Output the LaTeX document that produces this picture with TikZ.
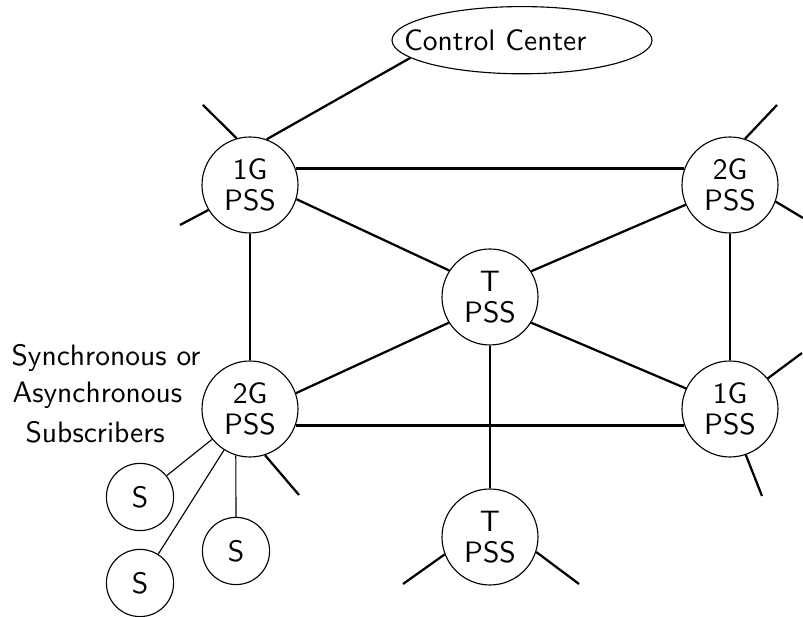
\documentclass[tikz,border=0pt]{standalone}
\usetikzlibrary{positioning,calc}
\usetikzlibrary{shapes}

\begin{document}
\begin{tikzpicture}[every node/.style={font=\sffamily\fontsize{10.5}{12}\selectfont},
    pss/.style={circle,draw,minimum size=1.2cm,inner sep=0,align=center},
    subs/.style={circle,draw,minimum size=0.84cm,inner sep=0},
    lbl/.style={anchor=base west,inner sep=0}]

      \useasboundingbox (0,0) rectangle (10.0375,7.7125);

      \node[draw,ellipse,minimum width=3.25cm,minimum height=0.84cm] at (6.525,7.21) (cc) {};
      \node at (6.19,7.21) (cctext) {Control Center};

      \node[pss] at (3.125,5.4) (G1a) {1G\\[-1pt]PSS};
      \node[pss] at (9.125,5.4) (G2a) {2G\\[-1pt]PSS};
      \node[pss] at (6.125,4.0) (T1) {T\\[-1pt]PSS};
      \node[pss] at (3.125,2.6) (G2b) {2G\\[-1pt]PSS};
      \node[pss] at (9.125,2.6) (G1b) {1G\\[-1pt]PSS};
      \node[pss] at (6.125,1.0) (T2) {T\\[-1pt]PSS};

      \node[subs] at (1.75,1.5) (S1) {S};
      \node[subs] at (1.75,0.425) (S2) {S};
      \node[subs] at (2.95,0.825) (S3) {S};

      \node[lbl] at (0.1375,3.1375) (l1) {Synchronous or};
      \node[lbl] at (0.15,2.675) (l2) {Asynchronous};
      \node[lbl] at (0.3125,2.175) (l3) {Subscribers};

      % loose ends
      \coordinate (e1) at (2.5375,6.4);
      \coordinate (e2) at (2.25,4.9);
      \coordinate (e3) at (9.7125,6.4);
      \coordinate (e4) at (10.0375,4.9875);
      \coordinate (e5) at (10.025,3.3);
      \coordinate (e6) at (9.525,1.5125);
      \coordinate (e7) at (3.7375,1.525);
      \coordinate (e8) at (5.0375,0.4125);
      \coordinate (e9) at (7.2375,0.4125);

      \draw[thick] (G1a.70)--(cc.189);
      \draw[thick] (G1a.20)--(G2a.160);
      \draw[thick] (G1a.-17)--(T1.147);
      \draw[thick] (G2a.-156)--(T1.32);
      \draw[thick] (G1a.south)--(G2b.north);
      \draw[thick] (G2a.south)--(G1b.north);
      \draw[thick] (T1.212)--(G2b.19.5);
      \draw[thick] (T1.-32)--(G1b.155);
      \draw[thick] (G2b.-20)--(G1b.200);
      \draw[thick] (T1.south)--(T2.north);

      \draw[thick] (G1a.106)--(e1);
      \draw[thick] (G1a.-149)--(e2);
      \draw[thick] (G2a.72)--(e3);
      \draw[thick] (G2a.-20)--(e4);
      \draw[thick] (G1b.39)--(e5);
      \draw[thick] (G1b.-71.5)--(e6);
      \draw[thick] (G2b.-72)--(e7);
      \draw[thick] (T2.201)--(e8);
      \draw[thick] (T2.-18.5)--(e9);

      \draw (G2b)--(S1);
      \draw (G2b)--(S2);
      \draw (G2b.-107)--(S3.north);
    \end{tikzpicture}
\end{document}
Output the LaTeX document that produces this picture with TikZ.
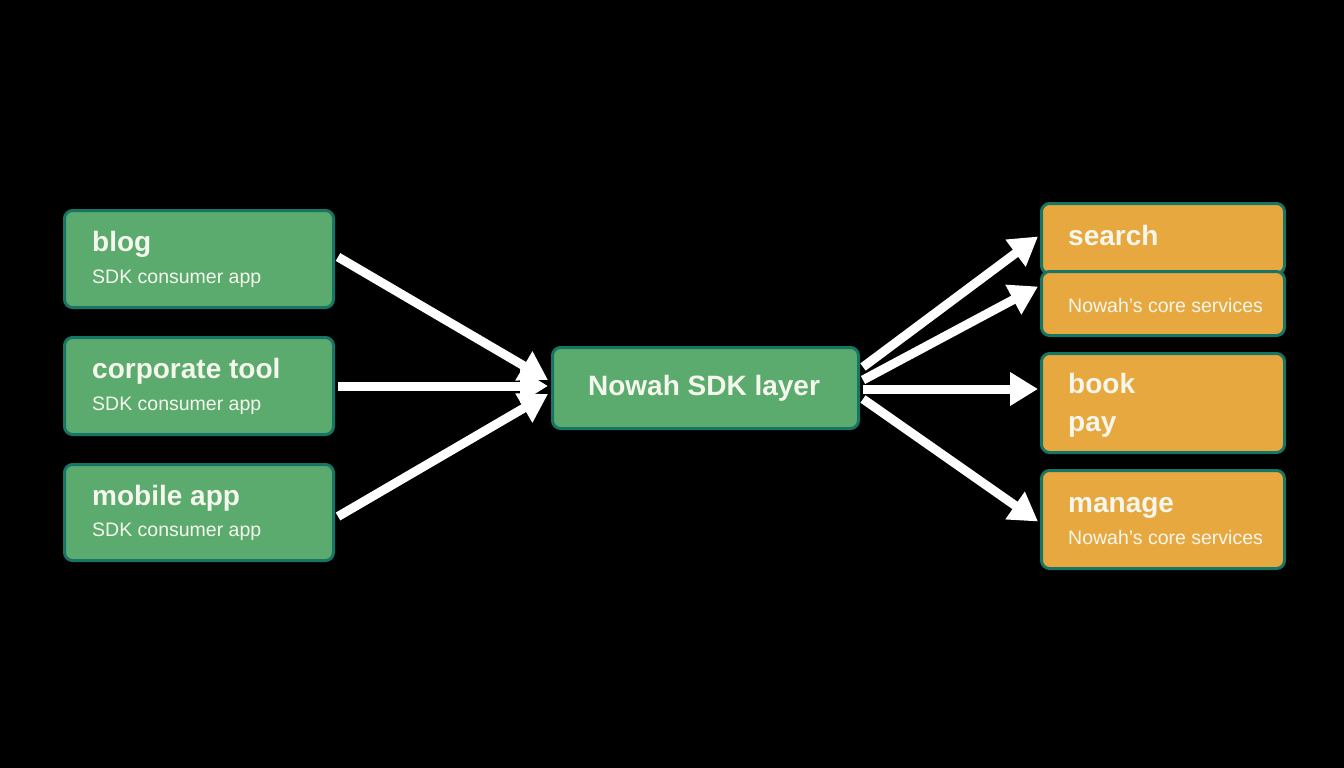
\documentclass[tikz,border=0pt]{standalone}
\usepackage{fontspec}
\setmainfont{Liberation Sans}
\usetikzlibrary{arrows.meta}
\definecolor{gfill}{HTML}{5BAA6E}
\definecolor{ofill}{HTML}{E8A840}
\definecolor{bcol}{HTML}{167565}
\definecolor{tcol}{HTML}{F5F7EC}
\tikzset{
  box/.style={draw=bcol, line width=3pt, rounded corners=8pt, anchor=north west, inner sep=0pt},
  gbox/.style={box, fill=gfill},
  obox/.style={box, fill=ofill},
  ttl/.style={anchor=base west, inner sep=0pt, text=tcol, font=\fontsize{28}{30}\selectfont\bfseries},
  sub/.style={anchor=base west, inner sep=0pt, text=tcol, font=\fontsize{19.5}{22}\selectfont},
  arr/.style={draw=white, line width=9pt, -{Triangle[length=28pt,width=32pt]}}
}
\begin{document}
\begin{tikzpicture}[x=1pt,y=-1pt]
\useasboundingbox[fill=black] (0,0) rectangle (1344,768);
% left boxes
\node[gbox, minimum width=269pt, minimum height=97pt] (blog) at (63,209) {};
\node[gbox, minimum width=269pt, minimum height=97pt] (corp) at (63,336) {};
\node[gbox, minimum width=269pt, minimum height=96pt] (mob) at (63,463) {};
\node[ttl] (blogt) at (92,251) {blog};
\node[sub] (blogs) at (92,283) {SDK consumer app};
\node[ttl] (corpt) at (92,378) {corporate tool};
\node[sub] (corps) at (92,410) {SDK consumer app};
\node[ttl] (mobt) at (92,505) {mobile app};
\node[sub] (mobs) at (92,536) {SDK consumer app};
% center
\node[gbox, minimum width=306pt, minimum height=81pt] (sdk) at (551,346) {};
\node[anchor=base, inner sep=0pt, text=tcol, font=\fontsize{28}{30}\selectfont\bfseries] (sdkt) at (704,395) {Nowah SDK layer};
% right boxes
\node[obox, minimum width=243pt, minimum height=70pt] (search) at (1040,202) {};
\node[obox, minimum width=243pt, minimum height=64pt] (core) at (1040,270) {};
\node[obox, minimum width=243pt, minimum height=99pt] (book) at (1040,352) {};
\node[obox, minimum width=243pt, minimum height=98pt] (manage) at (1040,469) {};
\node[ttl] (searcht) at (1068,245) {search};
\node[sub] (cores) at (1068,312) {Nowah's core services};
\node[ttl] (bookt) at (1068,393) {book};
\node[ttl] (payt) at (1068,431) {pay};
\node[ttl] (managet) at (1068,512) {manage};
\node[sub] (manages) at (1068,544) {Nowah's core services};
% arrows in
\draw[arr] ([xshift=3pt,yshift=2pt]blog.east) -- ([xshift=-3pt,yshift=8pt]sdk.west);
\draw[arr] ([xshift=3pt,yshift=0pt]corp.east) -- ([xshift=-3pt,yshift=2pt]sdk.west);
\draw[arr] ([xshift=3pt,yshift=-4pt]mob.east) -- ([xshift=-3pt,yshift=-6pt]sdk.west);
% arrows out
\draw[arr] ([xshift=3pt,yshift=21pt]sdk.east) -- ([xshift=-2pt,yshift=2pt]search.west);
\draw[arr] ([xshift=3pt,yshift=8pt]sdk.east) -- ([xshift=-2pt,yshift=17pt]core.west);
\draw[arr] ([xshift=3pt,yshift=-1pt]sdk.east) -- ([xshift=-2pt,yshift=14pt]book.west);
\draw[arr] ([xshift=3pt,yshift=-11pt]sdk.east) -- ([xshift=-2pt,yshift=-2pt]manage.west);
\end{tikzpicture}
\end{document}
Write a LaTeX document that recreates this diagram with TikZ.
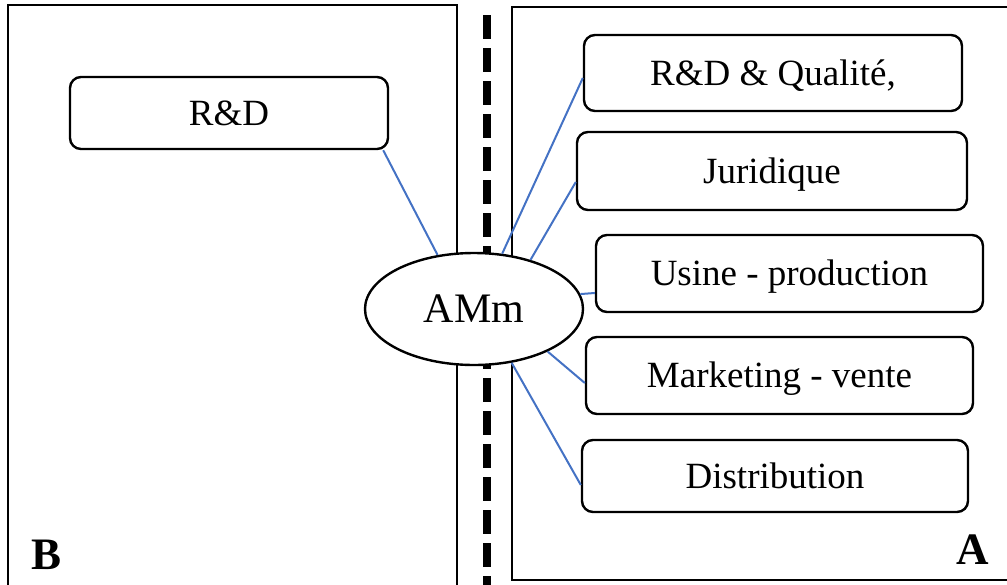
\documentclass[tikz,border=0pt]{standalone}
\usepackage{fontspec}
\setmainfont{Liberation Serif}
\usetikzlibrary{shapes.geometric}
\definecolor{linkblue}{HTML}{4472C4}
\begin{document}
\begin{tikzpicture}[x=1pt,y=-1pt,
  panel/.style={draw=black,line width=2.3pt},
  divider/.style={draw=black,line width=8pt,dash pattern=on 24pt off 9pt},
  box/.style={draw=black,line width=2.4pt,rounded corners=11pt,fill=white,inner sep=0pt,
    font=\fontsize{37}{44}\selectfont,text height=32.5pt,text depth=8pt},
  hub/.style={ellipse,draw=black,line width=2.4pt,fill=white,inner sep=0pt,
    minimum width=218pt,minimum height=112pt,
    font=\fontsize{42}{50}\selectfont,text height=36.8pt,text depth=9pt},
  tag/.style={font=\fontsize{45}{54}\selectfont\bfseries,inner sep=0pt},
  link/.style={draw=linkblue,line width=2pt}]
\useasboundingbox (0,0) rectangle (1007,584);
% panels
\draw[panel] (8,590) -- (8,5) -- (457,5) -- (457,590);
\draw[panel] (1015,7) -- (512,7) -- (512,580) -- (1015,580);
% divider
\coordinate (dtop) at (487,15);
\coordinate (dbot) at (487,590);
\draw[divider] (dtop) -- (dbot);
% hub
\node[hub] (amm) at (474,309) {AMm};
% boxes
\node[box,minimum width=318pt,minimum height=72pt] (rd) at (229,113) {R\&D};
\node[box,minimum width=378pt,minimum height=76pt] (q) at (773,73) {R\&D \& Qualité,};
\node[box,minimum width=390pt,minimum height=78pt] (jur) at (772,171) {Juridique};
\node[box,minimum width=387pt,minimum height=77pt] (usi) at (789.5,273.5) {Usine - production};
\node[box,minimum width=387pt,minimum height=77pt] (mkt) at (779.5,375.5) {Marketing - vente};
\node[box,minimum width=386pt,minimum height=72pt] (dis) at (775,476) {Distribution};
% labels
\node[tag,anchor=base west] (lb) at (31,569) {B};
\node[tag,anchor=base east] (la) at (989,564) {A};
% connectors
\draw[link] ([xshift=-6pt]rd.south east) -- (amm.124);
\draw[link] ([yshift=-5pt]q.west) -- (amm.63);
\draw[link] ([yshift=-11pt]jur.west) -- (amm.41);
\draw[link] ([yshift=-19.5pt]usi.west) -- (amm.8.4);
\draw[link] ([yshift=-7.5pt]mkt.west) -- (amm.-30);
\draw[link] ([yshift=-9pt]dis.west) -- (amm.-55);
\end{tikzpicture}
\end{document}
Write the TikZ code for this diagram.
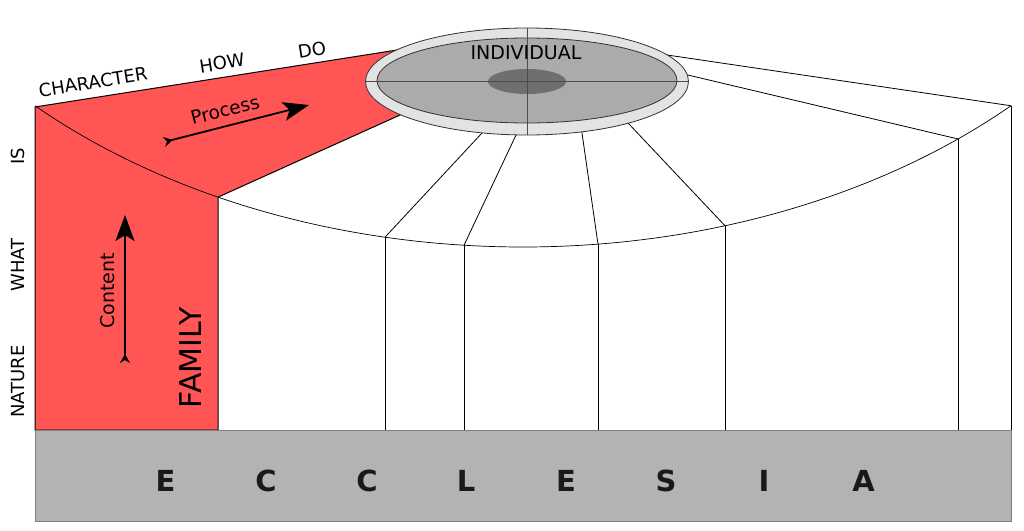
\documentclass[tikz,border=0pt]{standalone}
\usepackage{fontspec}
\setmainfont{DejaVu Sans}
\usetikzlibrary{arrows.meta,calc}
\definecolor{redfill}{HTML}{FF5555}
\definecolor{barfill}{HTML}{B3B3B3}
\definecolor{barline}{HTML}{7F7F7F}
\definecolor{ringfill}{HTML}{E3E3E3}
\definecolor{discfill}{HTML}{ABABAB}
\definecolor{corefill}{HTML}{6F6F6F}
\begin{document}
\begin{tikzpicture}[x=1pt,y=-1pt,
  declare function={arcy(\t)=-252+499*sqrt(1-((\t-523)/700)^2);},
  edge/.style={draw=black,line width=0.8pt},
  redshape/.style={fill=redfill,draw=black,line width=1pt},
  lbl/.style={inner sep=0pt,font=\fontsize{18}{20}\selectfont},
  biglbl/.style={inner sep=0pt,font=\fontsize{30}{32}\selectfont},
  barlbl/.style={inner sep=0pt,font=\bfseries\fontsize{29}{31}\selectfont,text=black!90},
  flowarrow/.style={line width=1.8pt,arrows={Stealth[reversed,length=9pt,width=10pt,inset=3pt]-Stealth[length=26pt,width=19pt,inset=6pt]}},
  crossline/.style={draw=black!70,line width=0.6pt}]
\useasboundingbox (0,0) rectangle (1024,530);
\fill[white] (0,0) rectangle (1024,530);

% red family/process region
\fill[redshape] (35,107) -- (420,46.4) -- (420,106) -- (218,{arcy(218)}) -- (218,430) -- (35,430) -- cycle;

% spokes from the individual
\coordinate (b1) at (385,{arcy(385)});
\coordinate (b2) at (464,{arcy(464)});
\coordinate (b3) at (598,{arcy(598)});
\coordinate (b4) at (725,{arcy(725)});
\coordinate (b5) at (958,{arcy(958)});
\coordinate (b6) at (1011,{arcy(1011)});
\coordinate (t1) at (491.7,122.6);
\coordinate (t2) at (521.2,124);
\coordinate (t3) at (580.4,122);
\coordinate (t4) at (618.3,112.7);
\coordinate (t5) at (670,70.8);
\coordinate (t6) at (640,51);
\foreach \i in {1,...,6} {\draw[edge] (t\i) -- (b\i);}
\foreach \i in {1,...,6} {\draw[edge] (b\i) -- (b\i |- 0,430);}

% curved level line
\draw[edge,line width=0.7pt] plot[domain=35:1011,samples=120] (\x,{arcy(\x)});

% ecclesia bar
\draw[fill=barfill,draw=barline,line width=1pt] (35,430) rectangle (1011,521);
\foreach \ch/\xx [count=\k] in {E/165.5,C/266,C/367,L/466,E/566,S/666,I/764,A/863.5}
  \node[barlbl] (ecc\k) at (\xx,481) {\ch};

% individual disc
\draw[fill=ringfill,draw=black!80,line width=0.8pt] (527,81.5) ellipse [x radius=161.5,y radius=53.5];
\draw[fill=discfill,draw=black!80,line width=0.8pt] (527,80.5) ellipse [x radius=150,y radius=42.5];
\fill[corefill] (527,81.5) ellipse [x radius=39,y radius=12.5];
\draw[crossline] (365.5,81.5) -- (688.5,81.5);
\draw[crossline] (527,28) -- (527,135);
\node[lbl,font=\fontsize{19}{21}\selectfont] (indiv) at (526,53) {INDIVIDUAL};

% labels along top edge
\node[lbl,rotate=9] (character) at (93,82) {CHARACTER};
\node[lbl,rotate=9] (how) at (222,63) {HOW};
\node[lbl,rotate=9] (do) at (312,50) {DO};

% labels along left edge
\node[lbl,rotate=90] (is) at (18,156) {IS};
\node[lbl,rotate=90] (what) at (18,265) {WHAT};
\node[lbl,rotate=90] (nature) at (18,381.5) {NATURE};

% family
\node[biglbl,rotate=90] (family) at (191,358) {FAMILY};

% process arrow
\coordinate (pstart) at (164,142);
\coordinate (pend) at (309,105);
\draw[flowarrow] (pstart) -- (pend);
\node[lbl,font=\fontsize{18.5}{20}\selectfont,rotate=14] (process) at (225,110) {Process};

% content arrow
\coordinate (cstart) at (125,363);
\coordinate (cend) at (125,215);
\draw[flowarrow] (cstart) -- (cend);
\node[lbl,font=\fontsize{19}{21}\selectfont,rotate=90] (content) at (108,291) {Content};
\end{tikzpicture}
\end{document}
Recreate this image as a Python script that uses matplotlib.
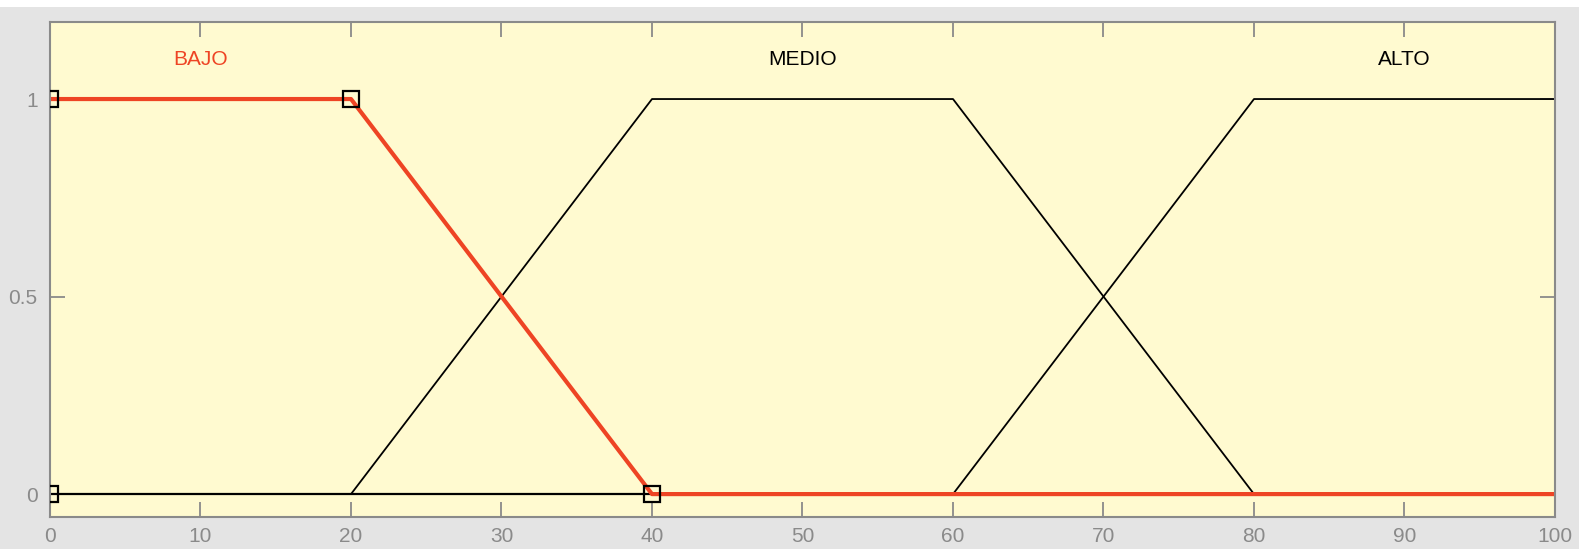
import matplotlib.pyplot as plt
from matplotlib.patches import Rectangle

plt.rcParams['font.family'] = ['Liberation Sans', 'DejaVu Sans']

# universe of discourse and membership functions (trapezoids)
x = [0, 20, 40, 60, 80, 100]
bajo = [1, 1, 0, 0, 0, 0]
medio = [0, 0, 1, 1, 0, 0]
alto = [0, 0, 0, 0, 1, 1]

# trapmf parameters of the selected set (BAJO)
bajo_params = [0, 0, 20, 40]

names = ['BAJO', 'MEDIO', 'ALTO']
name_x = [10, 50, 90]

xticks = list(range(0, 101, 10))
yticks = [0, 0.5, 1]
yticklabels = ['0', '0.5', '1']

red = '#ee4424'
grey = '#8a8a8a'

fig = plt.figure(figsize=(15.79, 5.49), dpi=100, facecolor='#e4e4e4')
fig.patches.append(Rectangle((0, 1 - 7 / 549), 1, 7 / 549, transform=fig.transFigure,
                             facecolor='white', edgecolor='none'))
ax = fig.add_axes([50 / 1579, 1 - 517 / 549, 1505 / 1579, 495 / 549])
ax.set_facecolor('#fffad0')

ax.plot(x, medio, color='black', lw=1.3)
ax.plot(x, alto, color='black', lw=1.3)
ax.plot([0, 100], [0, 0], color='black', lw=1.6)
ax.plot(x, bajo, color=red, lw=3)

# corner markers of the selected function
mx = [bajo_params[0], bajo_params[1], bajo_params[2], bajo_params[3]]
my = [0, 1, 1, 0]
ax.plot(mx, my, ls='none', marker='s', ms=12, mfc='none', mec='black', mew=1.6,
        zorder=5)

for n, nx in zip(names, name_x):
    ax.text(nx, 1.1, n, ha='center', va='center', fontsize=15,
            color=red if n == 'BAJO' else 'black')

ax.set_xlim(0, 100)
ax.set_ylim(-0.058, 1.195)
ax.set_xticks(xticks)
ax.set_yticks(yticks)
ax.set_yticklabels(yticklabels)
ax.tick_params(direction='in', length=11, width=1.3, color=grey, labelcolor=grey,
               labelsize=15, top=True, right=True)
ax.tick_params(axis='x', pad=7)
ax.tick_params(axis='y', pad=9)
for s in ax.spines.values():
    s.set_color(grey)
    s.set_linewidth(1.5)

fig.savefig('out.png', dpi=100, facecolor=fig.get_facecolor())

########

> **Problem to work on**
Leave out any pictures, please, and quote only the lines from the top of the data through the line that contains "at (6.125,1.0) (T2)".

> **Answer to the exercise**
Output the LaTeX document that produces this picture with TikZ.
\documentclass[tikz,border=0pt]{standalone}
\usetikzlibrary{positioning,calc}
\usetikzlibrary{shapes}

\begin{document}
\begin{tikzpicture}[every node/.style={font=\sffamily\fontsize{10.5}{12}\selectfont},
    pss/.style={circle,draw,minimum size=1.2cm,inner sep=0,align=center},
    subs/.style={circle,draw,minimum size=0.84cm,inner sep=0},
    lbl/.style={anchor=base west,inner sep=0}]

      \useasboundingbox (0,0) rectangle (10.0375,7.7125);

      \node[draw,ellipse,minimum width=3.25cm,minimum height=0.84cm] at (6.525,7.21) (cc) {};
      \node at (6.19,7.21) (cctext) {Control Center};

      \node[pss] at (3.125,5.4) (G1a) {1G\\[-1pt]PSS};
      \node[pss] at (9.125,5.4) (G2a) {2G\\[-1pt]PSS};
      \node[pss] at (6.125,4.0) (T1) {T\\[-1pt]PSS};
      \node[pss] at (3.125,2.6) (G2b) {2G\\[-1pt]PSS};
      \node[pss] at (9.125,2.6) (G1b) {1G\\[-1pt]PSS};
      \node[pss] at (6.125,1.0) (T2) {T\\[-1pt]PSS};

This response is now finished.